- Location: New Milford Township, Pennsylvania
- Coordinates: 41°51′28″N 75°39′23″W﻿ / ﻿41.85778°N 75.65639°W
- Basin countries: United States
- Surface area: 98 acres (40 ha)
- Average depth: 25 ft (7.6 m)
- Surface elevation: 1,431 ft (436 m)
- Settlements: Lakeside

= Page Lake (Pennsylvania) =

Lake located in Pennsylvania, USA

Page Lake (also known as Page's Pond, Corse's Pond and Lake Page) is a lake that is located in New Milford Township, Pennsylvania, United States. It is approximately 1 mile (1.6 km) long with an average center depth of 25 ft (7.62 m).

==History and notable features==
Page Lake was created by settler Leonard Corse, who built dams in 1820 and 1830. The dam was again rebuilt after a collapse and flood in 1855. The dam feeds into Salt Lick Creek, a tributary of the Susquehanna River.

Page Lake has been privately owned by the Lakeside Outing Club Inc. since 1922, and is operated as a "residential and vacation community."

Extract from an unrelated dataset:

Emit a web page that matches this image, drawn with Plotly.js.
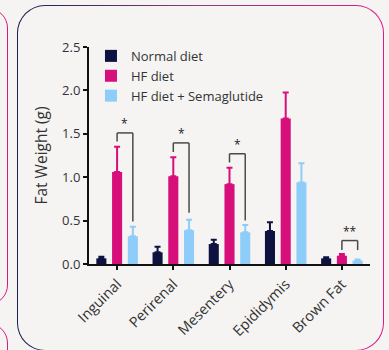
<!DOCTYPE html>
<html>
<head>
<meta charset="utf-8">
<script src="https://cdn.plot.ly/plotly-3.0.1.min.js"></script>
<style>
  html, body { margin:0; padding:0; background:#f5f4f2; width:389px; height:350px; overflow:hidden; }
  .panel { position:absolute; box-sizing:border-box; }
  #nb1 { left:-100px; top:8px; width:107.5px; height:297px; border:1.5px solid #d8197f; border-radius:20px; }
  #nb2 { left:-100px; top:323px; width:107.5px; height:120px; border:1.5px solid #d8197f; border-radius:20px; }
  #main { left:17px; top:5px; width:366.5px; height:346px; border-radius:28px; border:1.5px solid transparent;
          background: linear-gradient(#f5f4f2,#f5f4f2) padding-box, linear-gradient(to right, #1b1e4d, #8a3f78 50%, #de1a85) border-box; }
  #chart { position:absolute; left:0; top:0; width:389px; height:350px; }
</style>
</head>
<body>
<div class="panel" id="nb1"></div>
<div class="panel" id="nb2"></div>
<div class="panel" id="main"></div>
<div id="chart"></div>
<script>
// ---- data ----
const categories = ['Inguinal', 'Perirenal', 'Mesentery', 'Epididymis', 'Brown Fat'];
const seriesNames = ['Normal diet', 'HF diet', 'HF diet + Semaglutide'];
const normalDiet = [0.065, 0.135, 0.23, 0.38, 0.065];
const normalDietErr = [0.018, 0.065, 0.05, 0.10, 0.012];
const hfDiet = [1.06, 1.01, 0.92, 1.675, 0.095];
const hfDietErr = [0.29, 0.22, 0.19, 0.30, 0.02];
const hfSema = [0.32, 0.39, 0.365, 0.94, 0.04];
const hfSemaErr = [0.11, 0.12, 0.085, 0.22, 0.012];
// significance brackets (HF diet vs HF diet + Semaglutide)
const bracketCategories = ['Inguinal', 'Perirenal', 'Mesentery', 'Brown Fat'];
const bracketTop = [1.51, 1.395, 1.27, 0.27];
const bracketLeftEnd = [1.41, 1.29, 1.17, 0.16];
const bracketRightEnd = [0.49, 0.59, 0.50, 0.16];
const bracketLabels = ['*', '*', '*', '**'];
const yTickVals = [0, 0.5, 1.0, 1.5, 2.0, 2.5];

// ---- styles ----
const colors = ['#0e1240', '#d60f7b', '#8ecdfa'];
const FONT = 'Open Sans, sans-serif';
const BARGAP = 0.16;
const slot = (1 - BARGAP) / 3;
const xIdx = categories.map((c, i) => i);

const values = [normalDiet, hfDiet, hfSema];
const errs = [normalDietErr, hfDietErr, hfSemaErr];
const traces = values.map((v, k) => ({
  type: 'bar',
  name: seriesNames[k],
  x: xIdx,
  y: v,
  marker: { color: colors[k], line: { width: 0 } },
  error_y: { type: 'data', symmetric: false, array: errs[k], arrayminus: v.map(() => 0),
             color: colors[k], thickness: 2, width: 3 },
  hoverinfo: 'skip'
}));

const shapes = [];
const annotations = [];
bracketCategories.forEach((c, j) => {
  const i = categories.indexOf(c);
  const xl = i;            // HF diet bar centre
  const xr = i + slot;     // HF + Semaglutide bar centre
  const line = { color: '#4a4a4a', width: 1.5 };
  shapes.push({ type: 'line', xref: 'x', yref: 'y', x0: xl, x1: xl, y0: bracketLeftEnd[j], y1: bracketTop[j], line });
  shapes.push({ type: 'line', xref: 'x', yref: 'y', x0: xl, x1: xr, y0: bracketTop[j], y1: bracketTop[j], line });
  shapes.push({ type: 'line', xref: 'x', yref: 'y', x0: xr, x1: xr, y0: bracketTop[j], y1: bracketRightEnd[j], line });
  annotations.push({ xref: 'x', yref: 'y', x: (xl + xr) / 2, y: bracketTop[j], text: bracketLabels[j],
    showarrow: false, yanchor: 'bottom', xanchor: 'center', yshift: -1,
    font: { family: FONT, size: 12, color: '#222' } });
});

const layout = {
  width: 389, height: 350,
  margin: { l: 89, r: 19, t: 47, b: 86, pad: 0 },
  paper_bgcolor: 'rgba(0,0,0,0)',
  plot_bgcolor: 'rgba(0,0,0,0)',
  barmode: 'group',
  bargap: BARGAP,
  bargroupgap: 0.36,
  showlegend: true,
  legend: { x: 0.007, y: 1.028, xanchor: 'left', yanchor: 'top', bgcolor: 'rgba(0,0,0,0)',
            font: { family: FONT, size: 13, color: '#333' }, tracegroupgap: 0 },
  font: { family: FONT, color: '#333' },
  xaxis: {
    type: 'linear', range: [-0.5, 4.5], tickvals: xIdx, ticktext: categories,
    tickangle: -45, ticks: 'outside', ticklen: 4, tickwidth: 2, tickcolor: '#111',
    showline: true, linecolor: '#111', linewidth: 2, showgrid: false, zeroline: false,
    tickfont: { family: FONT, size: 14.5, color: '#333' }, fixedrange: true
  },
  yaxis: {
    range: [0, 2.5], tickvals: yTickVals, tickformat: '.1f',
    ticks: 'outside', ticklen: 4, tickwidth: 2, tickcolor: '#111',
    showline: true, linecolor: '#111', linewidth: 2, showgrid: false, zeroline: false,
    tickfont: { family: FONT, size: 13, color: '#333' },
    title: { text: 'Fat Weight (g)', standoff: 11, font: { family: FONT, size: 15.5, color: '#333' } },
    fixedrange: true
  },
  shapes, annotations
};

Plotly.newPlot('chart', traces, layout, { displayModeBar: false, staticPlot: true });
</script>
</body>
</html>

On February 15, 2023 several Unidentified Flying Objects were reported by local CBS affiliate WYOU-TV. Captured on cell phone, four small white cylindrical shaped UFOs were seen moving in uniform formation rate of speed. Approximately thirty minutes after the UFOs disappeared several helicopters appeared flying low around the lake.